Xin Lian, Master’s candidate
David R. Cheriton School of Computer Science
The problem of language alignment has long been an exciting topic for Natural Language Processing researchers. Current methods for learning cross-domain correspondences at the word level rely on distributed representations of words. Therefore, the recent development in the word computational linguistics and neural language modeling has led to the development of the so-called zero-shot learning paradigm. Many algorithms were proposed to solve the bilingual alignment problem in supervised or unsupervised manners. A natural way to extend the bilingual alignment to the multilingual setting is to pick one language as a pivot to transit through. However, transiting through a pivot language assumes transitive relation among all pairs of languages, which is not enforced in the training process of bilingual tasks. Therefore, transiting through an uninformed pivot language degrades the quality of translation.

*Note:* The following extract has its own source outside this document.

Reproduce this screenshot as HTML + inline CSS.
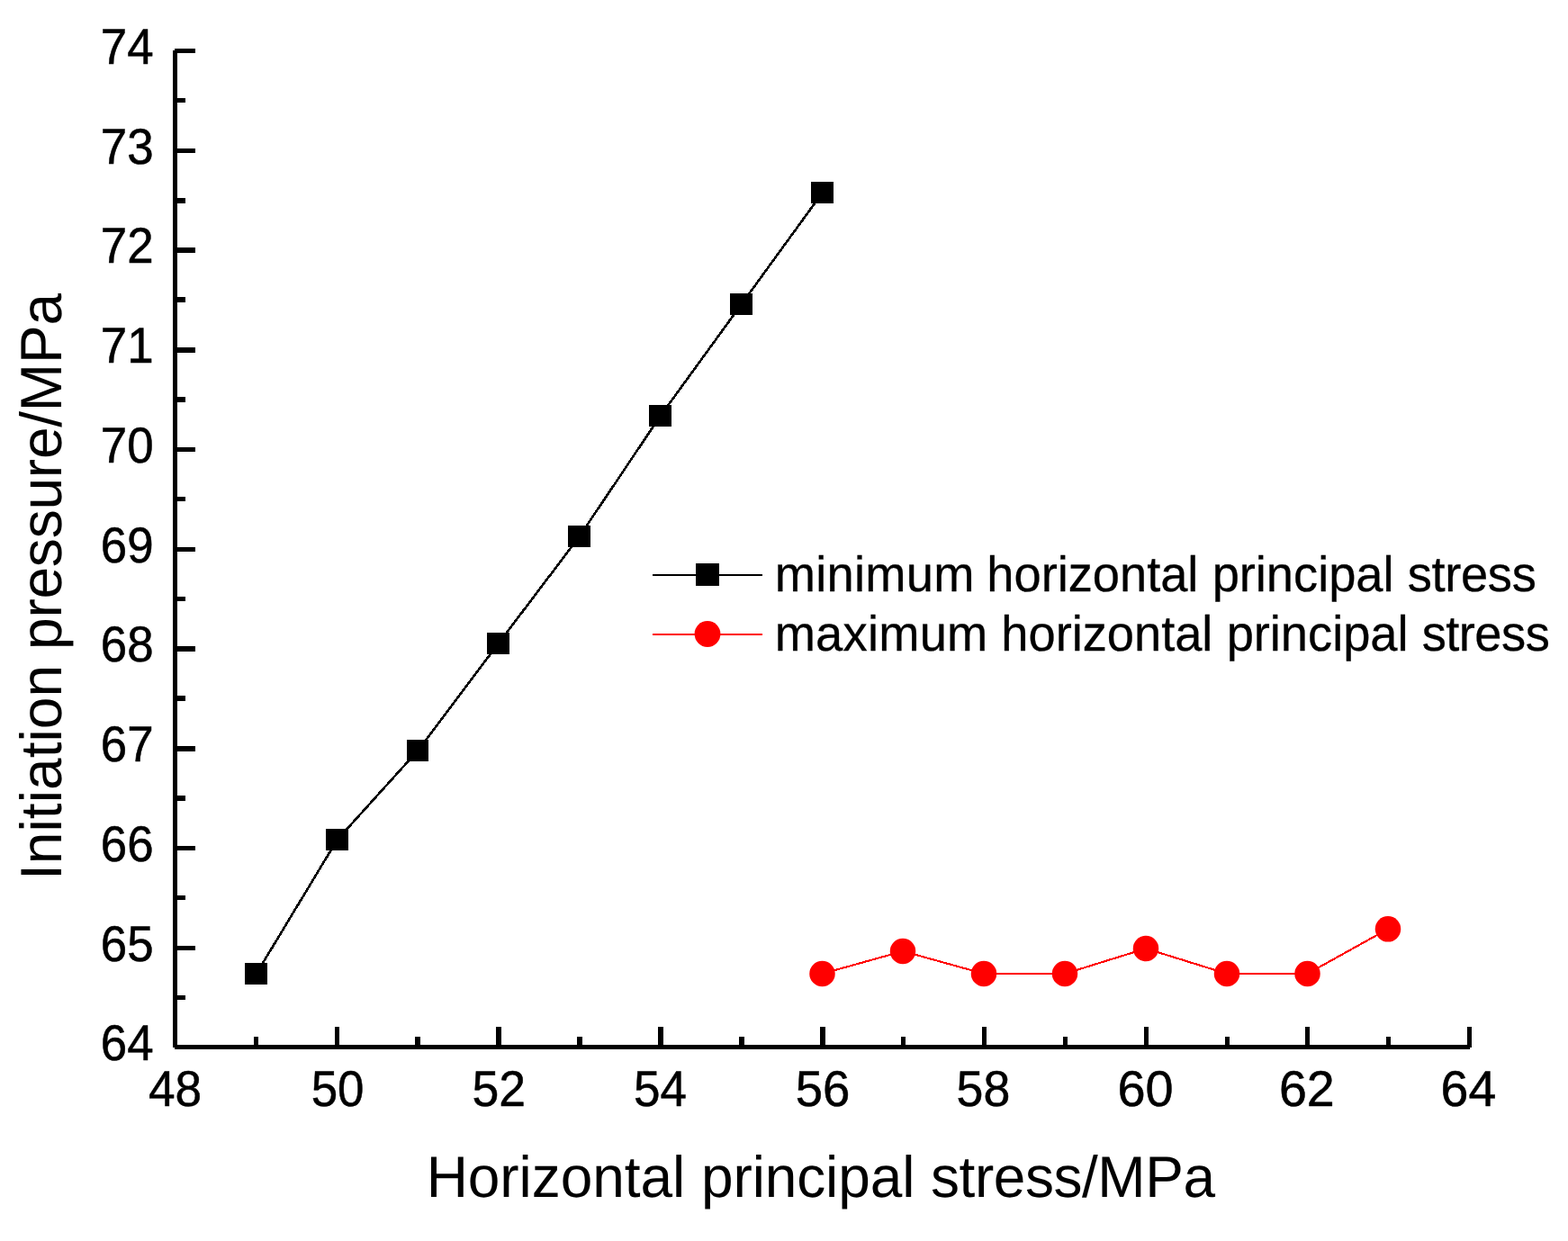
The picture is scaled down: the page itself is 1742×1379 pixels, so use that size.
<!DOCTYPE html>
<html lang="en"><head><meta charset="utf-8"><title>Initiation pressure vs horizontal principal stress</title>
<style>
html,body{margin:0;padding:0;background:#fff;}
body{width:1742px;height:1379px;overflow:hidden;}
svg{display:block;}
text{font-family:"Liberation Sans",Arial,Helvetica,sans-serif;fill:#000;text-rendering:geometricPrecision;}
.tk{font-size:54.2px;stroke:#000;stroke-width:0.5px;}
.ti{font-size:64px;}
.lg{font-size:54.3px;stroke:#000;stroke-width:0.3px;}
</style></head><body>
<svg width="1742" height="1379" viewBox="0 0 1742 1379">
<rect x="0" y="0" width="1742" height="1379" fill="#fff"/>
<g fill="#000" shape-rendering="crispEdges">
<rect x="192" y="54" width="5" height="1112"/>
<rect x="192" y="1161" width="1443" height="5"/>
<rect x="192" y="54" width="25" height="5"/>
<rect x="192" y="109" width="14" height="5"/>
<rect x="192" y="165" width="25" height="5"/>
<rect x="192" y="220" width="14" height="6"/>
<rect x="192" y="275" width="25" height="6"/>
<rect x="192" y="330" width="14" height="6"/>
<rect x="192" y="386" width="25" height="6"/>
<rect x="192" y="441" width="14" height="6"/>
<rect x="192" y="497" width="25" height="5"/>
<rect x="192" y="552" width="14" height="5"/>
<rect x="192" y="608" width="25" height="5"/>
<rect x="192" y="663" width="14" height="5"/>
<rect x="192" y="718" width="25" height="6"/>
<rect x="192" y="773" width="14" height="6"/>
<rect x="192" y="829" width="25" height="6"/>
<rect x="192" y="884" width="14" height="6"/>
<rect x="192" y="940" width="25" height="5"/>
<rect x="192" y="995" width="14" height="5"/>
<rect x="192" y="1051" width="25" height="5"/>
<rect x="192" y="1106" width="14" height="5"/>
<rect x="282" y="1152" width="5" height="14"/>
<rect x="372" y="1141" width="5" height="25"/>
<rect x="461" y="1152" width="6" height="14"/>
<rect x="551" y="1141" width="6" height="25"/>
<rect x="641" y="1152" width="6" height="14"/>
<rect x="731" y="1141" width="6" height="25"/>
<rect x="821" y="1152" width="6" height="14"/>
<rect x="911" y="1141" width="6" height="25"/>
<rect x="1001" y="1152" width="5" height="14"/>
<rect x="1091" y="1141" width="5" height="25"/>
<rect x="1181" y="1152" width="5" height="14"/>
<rect x="1271" y="1141" width="5" height="25"/>
<rect x="1361" y="1152" width="5" height="14"/>
<rect x="1450" y="1141" width="5" height="25"/>
<rect x="1540" y="1152" width="5" height="14"/>
<rect x="1630" y="1141" width="5" height="25"/>
</g>
<g fill="#fff" shape-rendering="crispEdges">
<rect x="192" y="54" width="2" height="2"/>
<rect x="192" y="1164" width="2" height="2"/>
<rect x="1633" y="1164" width="2" height="2"/>
</g>
<g class="tk">
<text transform="translate(170.70 1177.80) scale(0.976 1.032)" text-anchor="end">64</text>
<text transform="translate(170.70 1067.80) scale(0.976 1.032)" text-anchor="end">65</text>
<text transform="translate(170.70 956.80) scale(0.976 1.032)" text-anchor="end">66</text>
<text transform="translate(170.70 846.30) scale(0.976 1.032)" text-anchor="end">67</text>
<text transform="translate(170.70 735.30) scale(0.976 1.032)" text-anchor="end">68</text>
<text transform="translate(170.70 624.80) scale(0.976 1.032)" text-anchor="end">69</text>
<text transform="translate(170.70 513.80) scale(0.976 1.032)" text-anchor="end">70</text>
<text transform="translate(170.70 403.30) scale(0.976 1.032)" text-anchor="end">71</text>
<text transform="translate(170.70 292.30) scale(0.976 1.032)" text-anchor="end">72</text>
<text transform="translate(170.70 181.80) scale(0.976 1.032)" text-anchor="end">73</text>
<text transform="translate(170.70 70.80) scale(0.976 1.032)" text-anchor="end">74</text>
<text transform="translate(165.02 1228.8) scale(0.9820 1.032)">48</text>
<text transform="translate(345.65 1228.8) scale(0.9763 1.032)">50</text>
<text transform="translate(524.42 1228.8) scale(0.9880 1.032)">52</text>
<text transform="translate(704.04 1228.8) scale(0.9789 1.032)">54</text>
<text transform="translate(883.79 1228.8) scale(1.0054 1.032)">56</text>
<text transform="translate(1062.62 1228.8) scale(0.9905 1.032)">58</text>
<text transform="translate(1241.45 1228.8) scale(1.0311 1.032)">60</text>
<text transform="translate(1420.97 1228.8) scale(1.0255 1.032)">62</text>
<text transform="translate(1600.57 1228.8) scale(1.0225 1.032)">64</text>
</g>
<text class="ti" transform="translate(0 1330) scale(1 1.012)"><tspan x="473.67" style="letter-spacing:-0.074px">Horizontal</tspan> <tspan x="779.00" style="letter-spacing:-0.125px">principal</tspan> <tspan x="1034.00" style="letter-spacing:-0.444px">stress/MPa</tspan></text>
<text class="ti" transform="translate(68 0) rotate(-90) scale(1 1.012)"><tspan x="-978.00" style="letter-spacing:0.074px">Initiation</tspan> <tspan x="-722.00" style="letter-spacing:-0.212px">pressure/MPa</tspan></text>
<g fill="none" stroke="#000" shape-rendering="crispEdges">
<line x1="284.8" y1="1082" x2="374.8" y2="933" stroke-width="2.6"/>
<line x1="374.8" y1="933" x2="464.3" y2="834" stroke-width="2.6"/>
<line x1="464.3" y1="834" x2="553.8" y2="715" stroke-width="2.6"/>
<line x1="553.8" y1="715" x2="643.8" y2="596" stroke-width="2.6"/>
<line x1="643.8" y1="596" x2="733.8" y2="462" stroke-width="2.6"/>
<line x1="733.8" y1="462" x2="823.8" y2="338" stroke-width="2.6"/>
<line x1="823.8" y1="338" x2="913.8" y2="214" stroke-width="2.6"/>
</g>
<g fill="#000" shape-rendering="crispEdges">
<rect x="272" y="1070" width="25" height="24"/>
<rect x="362" y="921" width="25" height="24"/>
<rect x="452" y="822" width="24" height="24"/>
<rect x="541" y="703" width="25" height="24"/>
<rect x="631" y="584" width="25" height="24"/>
<rect x="721" y="450" width="25" height="24"/>
<rect x="811" y="326" width="25" height="24"/>
<rect x="901" y="202" width="25" height="24"/>
</g>
<g fill="none" stroke="#f00" shape-rendering="crispEdges">
<line x1="913.5" y1="1082" x2="1003" y2="1057" stroke-width="2.1"/>
<line x1="1003" y1="1057" x2="1093" y2="1082" stroke-width="2.1"/>
<line x1="1093" y1="1082" x2="1183" y2="1082" stroke-width="2"/>
<line x1="1183" y1="1082" x2="1273" y2="1054" stroke-width="2.1"/>
<line x1="1273" y1="1054" x2="1363" y2="1082" stroke-width="2.1"/>
<line x1="1363" y1="1082" x2="1452.5" y2="1082" stroke-width="2"/>
<line x1="1452.5" y1="1082" x2="1542" y2="1032.3" stroke-width="2.1"/>
</g>
<g fill="#f00">
<circle cx="913.5" cy="1082" r="14.25"/>
<circle cx="1003" cy="1057" r="14.25"/>
<circle cx="1093" cy="1082" r="14.25"/>
<circle cx="1183" cy="1082" r="14.25"/>
<circle cx="1273" cy="1054" r="14.25"/>
<circle cx="1363" cy="1082" r="14.25"/>
<circle cx="1452.5" cy="1082" r="14.25"/>
<circle cx="1542" cy="1032.3" r="14.25"/>
</g>
<rect x="725" y="637.5" width="122" height="2" fill="#000" shape-rendering="crispEdges"/>
<rect x="773" y="626" width="26" height="25" fill="#000" shape-rendering="crispEdges"/>
<rect x="725" y="704" width="122" height="2" fill="#f00" shape-rendering="crispEdges"/>
<circle cx="786" cy="704.5" r="14.4" fill="#f00"/>
<g class="lg">
<text transform="translate(0 657) scale(1 1.02)"><tspan x="860.67" style="letter-spacing:0.278px">minimum</tspan> <tspan x="1096.33" style="letter-spacing:-0.037px">horizontal</tspan> <tspan x="1346.67" style="letter-spacing:-0.042px">principal</tspan> <tspan x="1563.67" style="letter-spacing:-0.333px">stress</tspan></text>
<text transform="translate(0 723) scale(1 1.02)"><tspan x="860.67" style="letter-spacing:0.222px">maximum</tspan> <tspan x="1112.33" style="letter-spacing:-0.037px">horizontal</tspan> <tspan x="1362.67" style="letter-spacing:-0.042px">principal</tspan> <tspan x="1579.67" style="letter-spacing:-0.533px">stress</tspan></text>
</g>
</svg>
</body></html>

Motivated by the observation that using information from other languages during the training process helps improve translating language pairs, we propose a new algorithm for unsupervised multilingual alignment, where we employ the barycenter of all language word embeddings as a new pivot to imply translations. The barycenter is closely related to the joint mapping for all input languages hence encapsulates all useful information for translation. Finally, we evaluate our method by jointly aligning word vectors in 7 European languages and demonstrating noticeable improvement to the current state-of-the-art method.